Le titre de cette prière, Magnificat, est le premier mot (l’incipit) de sa traduction latine dans la Vulgate. L'hymne de Marie commence par la phrase : Magnificat anima mea Dominum (« Mon âme exalte le Seigneur »).
Il s'agit du premier des quatre cantiques de cet évangile de l'enfance, les trois suivants étant ceux de Zacharie (1:68-79, le Benedictus), des anges (2:14, le Gloria) et de Syméon (2:29-35, le Nunc dimittis)[3]. Le Magnificat est également le plus long discours de Marie dans le Nouveau Testament.
Contenu
Quelques jours après l'Annonciation (Luc 1:26-56), Marie, enceinte de Jésus, rend visite à sa cousine Élisabeth, qui est enceinte de Jean le Baptiste. Cet épisode est connu sous le nom de Visitation.

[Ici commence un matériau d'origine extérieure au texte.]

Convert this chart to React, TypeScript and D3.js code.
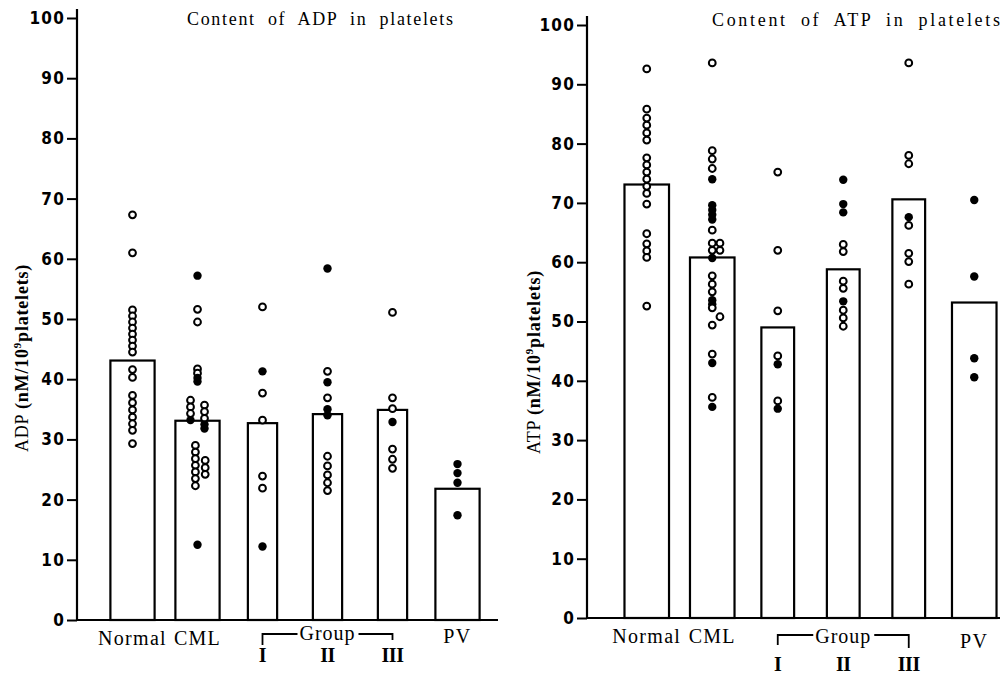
import React, { useEffect, useRef } from 'react';
import * as d3 from 'd3';

// categories along the x axis
const categories = ['Normal', 'CML', 'I', 'II', 'III', 'PV'];
const groupCats = ['I', 'II', 'III'];
const yTicks = [0, 10, 20, 30, 40, 50, 60, 70, 80, 90, 100];

// bar heights (group means)
const adpMeans = [43.1, 33.1, 32.7, 34.2, 34.9, 21.8];
const atpMeans = [73.1, 60.8, 49.0, 58.8, 70.6, 53.2];

// individual cases: [value, filled (1) / open (0), column]
const adpNormal = [
  [67.3, 0, 0], [61.0, 0, 0], [51.5, 0, 0], [50.5, 0, 0], [49.5, 0, 0], [48.5, 0, 0],
  [47.5, 0, 0], [46.5, 0, 0], [45.5, 0, 0], [44.5, 0, 0], [41.6, 0, 0], [40.3, 0, 0],
  [37.3, 0, 0], [36.1, 0, 0], [34.9, 0, 0], [33.7, 0, 0], [32.6, 0, 0], [31.5, 0, 0], [29.3, 0, 0],
];
const adpCml = [
  [57.2, 1, 0], [51.6, 0, 0], [49.5, 0, 0], [41.7, 0, 0], [41.0, 0, 0], [40.2, 1, 0], [39.6, 1, 0],
  [36.5, 0, -1], [35.4, 0, -1], [34.3, 0, -1], [33.2, 1, -1],
  [35.7, 0, 1], [34.6, 0, 1], [33.5, 0, 1], [32.5, 1, 1], [31.8, 1, 1],
  [29.0, 0, -0.3], [27.9, 0, -0.3], [26.8, 0, -0.3], [25.7, 0, -0.3], [24.6, 0, -0.3], [23.5, 0, -0.3], [22.3, 0, -0.3],
  [26.5, 0, 1.1], [25.3, 0, 1.1], [24.2, 0, 1.1], [12.5, 1, 0],
];
const adpGroupI = [[52.0, 0, 0], [41.3, 1, 0], [37.7, 0, 0], [33.2, 0, 0], [23.9, 0, 0], [21.9, 0, 0], [12.2, 1, 0]];
const adpGroupII = [
  [58.4, 1, 0], [41.3, 0, 0], [39.5, 1, 0], [36.9, 0, 0], [35.0, 1, 0], [34.0, 1, 0],
  [27.2, 0, 0], [25.6, 0, 0], [24.1, 0, 0], [22.8, 0, 0], [21.5, 0, 0],
];
const adpGroupIII = [[51.1, 0, 0], [36.9, 0, 0], [35.1, 0, 0], [32.9, 1, 0], [28.4, 0, 0], [26.7, 0, 0], [25.2, 0, 0]];
const adpPv = [[25.9, 1, 0], [24.4, 1, 0], [22.8, 1, 0], [17.4, 1, 0]];

const atpNormal = [
  [92.6, 0, 0], [85.8, 0, 0], [84.3, 0, 0], [83.1, 0, 0], [81.8, 0, 0], [80.6, 0, 0],
  [77.6, 0, 0], [76.4, 0, 0], [75.2, 0, 0], [74.0, 0, 0], [72.8, 0, 0], [71.6, 0, 0],
  [69.8, 0, 0], [64.8, 0, 0], [63.1, 0, 0], [61.9, 0, 0], [60.8, 0, 0], [52.6, 0, 0],
];
const atpCml = [
  [93.6, 0, 0], [78.8, 0, 0], [77.4, 0, 0], [75.8, 0, 0], [74.0, 1, 0],
  [69.6, 1, 0], [68.8, 1, 0], [68.0, 1, 0], [67.2, 1, 0], [65.4, 0, 0],
  [63.2, 0, 0], [62.0, 0, 0], [63.2, 0, 1.1], [62.0, 0, 1.1], [60.7, 1, 0],
  [57.7, 0, 0], [56.3, 0, 0], [55.0, 0, 0], [53.6, 1, 0], [52.9, 1, 0], [52.3, 0, 0],
  [50.8, 0, 1.1], [49.4, 0, 0],
  [44.5, 0, 0], [43.0, 1, 0], [37.2, 0, 0], [35.6, 1, 0],
];
const atpGroupI = [[75.2, 0, 0], [62.0, 0, 0], [51.8, 0, 0], [44.2, 0, 0], [42.8, 1, 0], [36.6, 0, 0], [35.3, 1, 0]];
const atpGroupII = [
  [73.9, 1, 0], [69.8, 1, 0], [68.4, 1, 0], [63.0, 0, 0], [61.8, 0, 0],
  [56.8, 0, 0], [55.6, 0, 0], [53.4, 1, 0], [51.9, 0, 0], [50.6, 0, 0], [49.2, 0, 0],
];
const atpGroupIII = [[93.6, 0, 0], [78.0, 0, 0], [76.6, 0, 0], [67.6, 1, 0], [66.2, 0, 0], [61.5, 0, 0], [60.1, 0, 0], [56.3, 0, 0]];
const atpPv = [[70.5, 1, 0], [57.6, 1, 0], [43.8, 1, 0], [40.6, 1, 0]];

const adpDots = [adpNormal, adpCml, adpGroupI, adpGroupII, adpGroupIII, adpPv];
const atpDots = [atpNormal, atpCml, atpGroupI, atpGroupII, atpGroupIII, atpPv];

const SERIF = '"Liberation Serif", "DejaVu Serif", serif';
const COND = '"Liberation Sans Narrow", "DejaVu Sans Condensed", "DejaVu Sans", sans-serif';

type PanelProps = {
  means: number[];
  dots: number[][][];
  title: string;
  substance: string;
  axisX: number; endX: number; y0: number; y100: number;
  band: [number, number];
  groupFactor: number;
  titleX: number; titleY: number; titleLen: number;
  labelX: number; labelY: number;
  lab: { main: number; pv: number; group: number; bracket: number; left: number; right: number; roman: number };
};

function Panel(p: PanelProps) {
  const axisRef = useRef<SVGGElement>(null);
  const y = d3.scaleLinear().domain([0, 100]).range([p.y0, p.y100]);
  const x = d3.scaleBand().domain(categories).range(p.band).padding(0);
  const cx = (c: string) => (x(c) as number) + x.bandwidth() / 2;
  const barW = (c: string) => x.bandwidth() * (groupCats.includes(c) ? p.groupFactor : 0.68);

  useEffect(() => {
    const g = d3.select(axisRef.current as SVGGElement);
    g.selectAll('*').remove();
    g.call(d3.axisLeft(y).tickValues(yTicks).tickSize(10).tickPadding(2).tickSizeOuter(0));
    g.select('.domain').remove();
    g.attr('font-family', COND).attr('font-size', 17).attr('font-weight', 'bold');
    g.selectAll('line').attr('stroke', '#000').attr('stroke-width', 2);
    g.selectAll('text').attr('fill', '#000').attr('letter-spacing', 1.2);
  }, []);

  const L = p.lab;
  return (
    <g>
      <text x={p.titleX} y={p.titleY} textAnchor="middle" fontFamily={SERIF} fontSize={18}
        textLength={p.titleLen} lengthAdjust="spacing" wordSpacing={6}>{p.title}</text>

      {categories.map((c, i) => (
        <rect key={c} x={cx(c) - barW(c) / 2} y={y(p.means[i])} width={barW(c)} height={p.y0 - y(p.means[i])}
          fill="#fff" stroke="#000" strokeWidth={2.2} />
      ))}

      {categories.map((c, i) =>
        p.dots[i].map((d, j) => (
          <circle key={c + j} cx={cx(c) + d[2] * 7} cy={y(d[0])} r={d[1] ? 4.2 : 3.4}
            fill={d[1] ? '#000' : '#fff'} stroke="#000" strokeWidth={d[1] ? 0 : 2} />
        ))
      )}

      <line x1={p.axisX} x2={p.axisX} y1={p.y0 + 1} y2={p.y100 - 9} stroke="#000" strokeWidth={2.2} />
      <line x1={p.axisX - 1} x2={p.endX} y1={p.y0} y2={p.y0} stroke="#000" strokeWidth={2.2} />
      <g ref={axisRef} transform={`translate(${p.axisX},0)`} />

      <text transform={`translate(${p.labelX},${p.labelY}) rotate(-90)`} textAnchor="middle"
        fontFamily={SERIF} fontSize={18} letterSpacing={0.8}>
        {p.substance} <tspan fontWeight="bold">(nM/10</tspan>
        <tspan dy={-7} fontSize={11} fontWeight="bold">9</tspan>
        <tspan dy={7} fontWeight="bold">platelets)</tspan>
      </text>

      <g fontFamily={SERIF} fontSize={20} textAnchor="middle">
        <text x={cx('Normal')} y={p.y0 + L.main} letterSpacing={1.3}>Normal</text>
        <text x={cx('CML')} y={p.y0 + L.main} letterSpacing={1.3}>CML</text>
        <text x={cx('PV')} y={p.y0 + L.pv} letterSpacing={1.5}>PV</text>
        <text x={cx('II')} y={p.y0 + L.group} letterSpacing={1}>Group</text>
        {groupCats.map(c => (
          <text key={c} x={cx(c)} y={p.y0 + L.roman} fontWeight="bold" letterSpacing={-0.5}>{c}</text>
        ))}
      </g>
      <g fill="none" stroke="#000" strokeWidth={1.8}>
        <polyline points={`${cx('I')},${p.y0 + L.left} ${cx('I')},${p.y0 + L.bracket} ${cx('II') - 30},${p.y0 + L.bracket}`} />
        <polyline points={`${cx('II') + 31},${p.y0 + L.bracket} ${cx('III')},${p.y0 + L.bracket} ${cx('III')},${p.y0 + L.right}`} />
      </g>
    </g>
  );
}

export default function App() {
  return (
    <svg width={1008} height={674} style={{ position: 'absolute', left: 0, top: 0, background: '#fff' }}>
      <Panel means={adpMeans} dots={adpDots} title="Content of ADP in platelets" substance="ADP"
        axisX={77} endX={498} y0={620} y100={18} band={[100, 490]} groupFactor={0.45}
        titleX={320} titleY={25} titleLen={266} labelX={28} labelY={358}
        lab={{ main: 25, pv: 23, group: 20, bracket: 14, left: 25, right: 20, roman: 42 }} />
      <Panel means={atpMeans} dots={atpDots} title="Content of ATP in platelets" substance="ATP"
        axisX={587} endX={1000} y0={618} y100={25} band={[614, 1007]} groupFactor={0.5}
        titleX={856} titleY={26} titleLen={288} labelX={540} labelY={362}
        lab={{ main: 25, pv: 30, group: 25, bracket: 17, left: 27, right: 30, roman: 53 }} />
    </svg>
  );
}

Élisabeth la salue par un cantique inspiré des Psaumes et Marie lui répond par le Magnificat :
« Mon âme exalte le Seigneur,
Et mon esprit se réjouit en Dieu, mon Sauveur,
Parce qu’il a jeté les yeux sur la bassesse de sa servante.
Car voici, désormais toutes les générations me diront bienheureuse,
Parce que le Tout-Puissant a fait pour moi de grandes choses.
Son nom est saint,
et sa miséricorde s’étend d’âge en âge
sur ceux qui le craignent.
Il a déployé la force de son bras ;
il a dispersé ceux qui avaient dans le cœur des pensées orgueilleuses.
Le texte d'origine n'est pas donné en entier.